Review: Sherlock Holmes (2009)
It’s official: Guy Ritchie can still make a good movie.
Sherlock Holmes isn’t as memorable as Lock, Stock and Two Smoking Barrels or Snatch, but it’s a fun time in the theater and that’s all I was really looking for. From the very beginning, it’s clear that Ritchie knows how to handle a big-budget blockbuster: the costumes are lavish, the architecture is ornate, and the set design screams “19th Century London.” The script and art direction perfectly capture the Age of Enlightenment, from the wheels and cogs of the Industrial Revolution to the extreme emphasis on rationalism and the mistrust of religion.
But this isn’t your grandfather’s Sherlock Holmes. This is a Holmes who seems to enjoy beating people up as much as proving he’s smarter than they are. He frequents bare-knuckle boxing arenas (complete with Ritchie’s trademark slow-mo fistfights), takes on henchmen twice his size, and doesn’t think twice about leaping out of tall buildings. This is a Holmes with balls as big as his brains, the kind of detective a 21st-century audience can get behind. Ritchie directs the action set-pieces with a frenetic energy that feels exciting without being disorienting. While there’s quick-cutting galore, there’s no shaky-cam to distract from the geography of the scene, and as a result Sherlock Holmes is at the very least a fun romp through back-alley London.
The performances are all solid. Robert Downey, Jr. brings just the right amount of sarcastic hubris and emotional confusion to a character that would otherwise be unlikeable. Jude Law makes Watson a worthwhile character in his own right, rather than simply a frustrated sidekick to Holmes’ adventures. He has a will of his own, and his frequent tiffs with his former boss provide some of the film’s most charming moments. Rachel McAdams plays the part of manipulated seductress well, and Mark Strong adds a sinister presence to the evil snaggle-toothed Blackwood that keeps the character from feeling too familiar.

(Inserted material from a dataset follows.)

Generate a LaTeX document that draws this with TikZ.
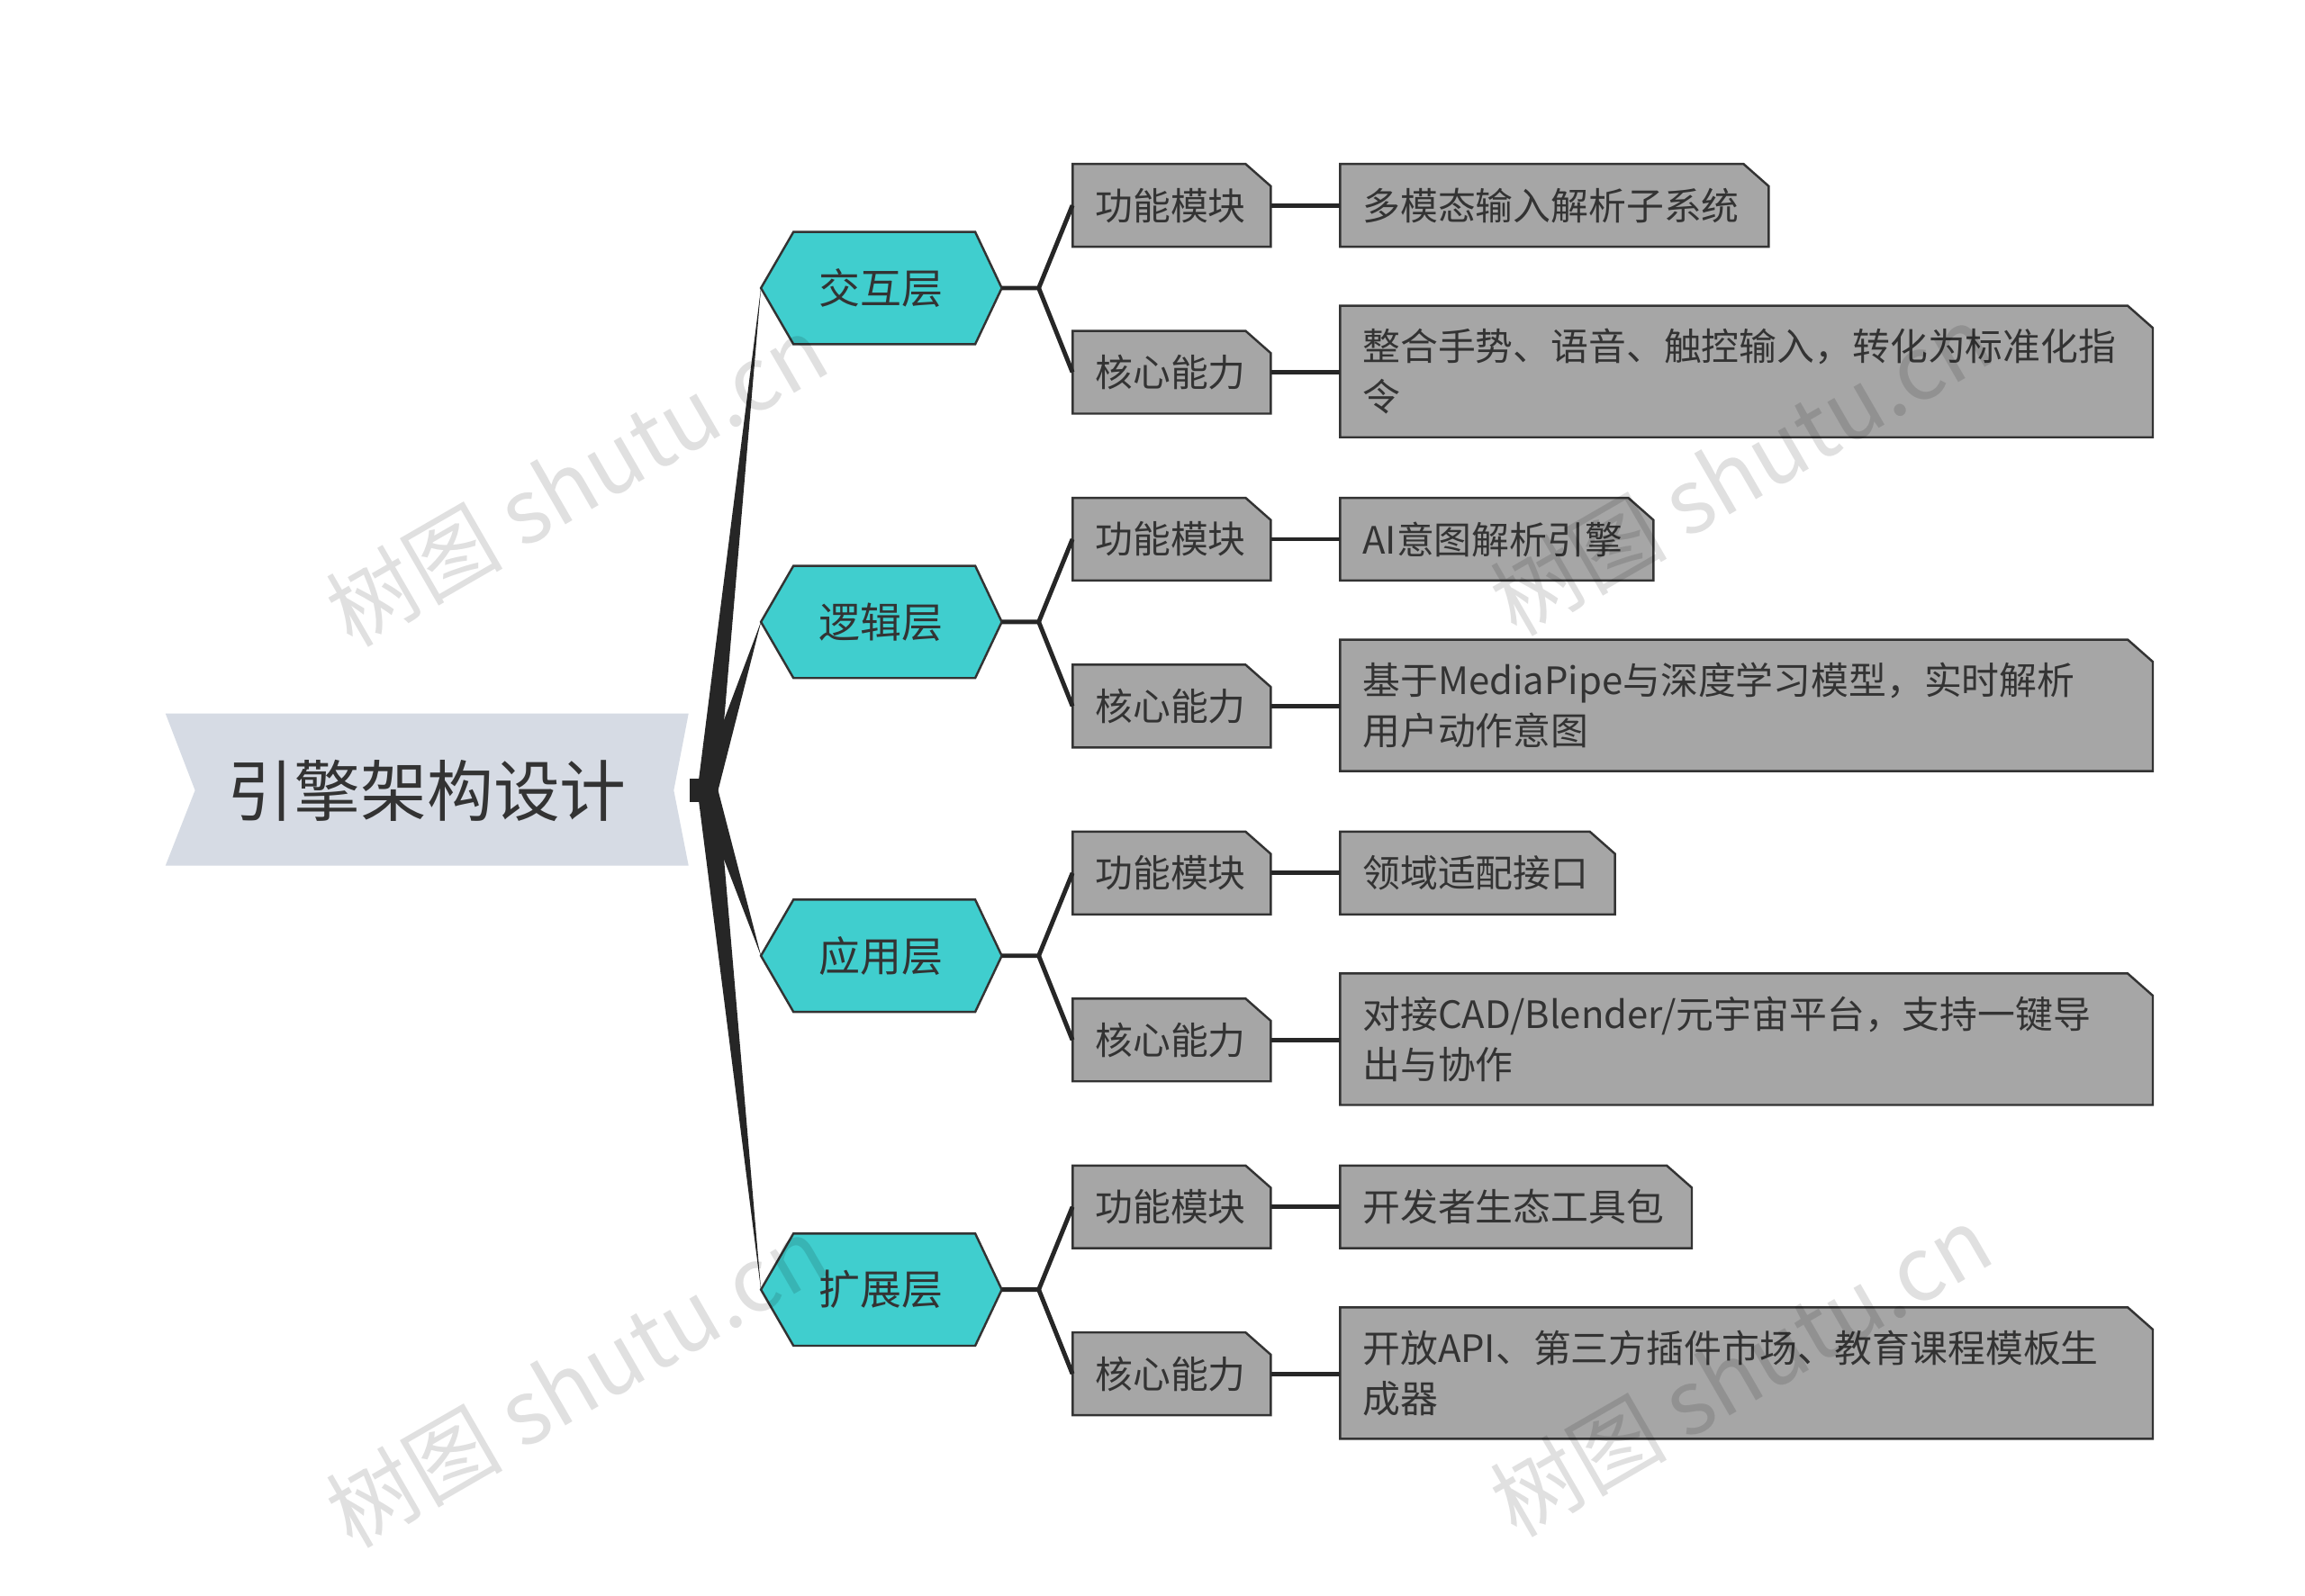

The main problem with Sherlock Holmes is that it treats its audience like its title character treats… well, everybody. Holmes is such an intellectual ubermensch that it’s barely possible for anyone else to understand his conclusions, let alone how he got to them. His hubris rivals that of all the great minds throughout history – he’s a genius, and he knows it. The problem is that nobody likes an arrogant egomaniac, and the film suffers from the same tone of superiority. It presents the enormously detailed and complex solutions to various mysteries with such gusto that it’s hard not to feel that, like Sherlock himself, it’s talking down to its audience. And I don’t like being treated like a child.
The best mysteries are the ones that audience members feel like they can solve themselves, particularly on repeat viewings. Why do we re-watch movies like The Sixth Sense, or The Usual Suspects, or Memento? Not only are they fine movies in their own right, but we like catching the details we missed the first time around. We like to notice new pieces of the puzzle and how they all fit together within the larger frame of the narrative. In essence: we like mysteries that aren’t easy enough to figure out on the first viewing, but have solutions that are apparent enough that on repeated viewings we get to feel smarter than the protagonist.
It’s with the latter concept that Sherlock Holmes fails. It doesn’t matter how many times audiences watch this film, they’re unlikely to come away feeling much smarter by the end. At the end of the day, I still don’t know enough about chemistry, pagan mythology and the properties of certain elements to understand what exactly Holmes is deducing, let alone how he’s deducing it. He will always be the smartest man in the room, even when the audience knows what’s coming. I don’t mind following a protagonist who’s undoubtedly more observant and intelligent than I am. But if I’m constantly confronted with problems that can only be solved with an encyclopedic knowledge base that very few people have, after a while I’ll start feeling dumb, rather than entertained. This is especially true when Holmes doesn’t reveal what he knows as soon as knows it, but chooses instead to wait until the end of the film to unveil the answer to every unanswered question. We’re not even allowed a hint of insight into how his massive cranium works, and the result is rather alienating. There is Sherlock Holmes, and then there is Everybody Else, with no room for overlap.
Overall, Sherlock Holmes makes for some enjoyable escapist entertainment, and I’ll definitely be seeing the inevitable sequel. I’m just hoping that I won’t feel as dumb after that one as I did after this one. I remember re-watching The Sixth Sense for the first time and thinking to myself, “Of course! It’s so obvious! How could I not have figured it out before?” I have a feeling if I re-watch Sherlock Holmes I’ll still just end up thinking, “Ammonium what-now? Whatever you say, good chap!”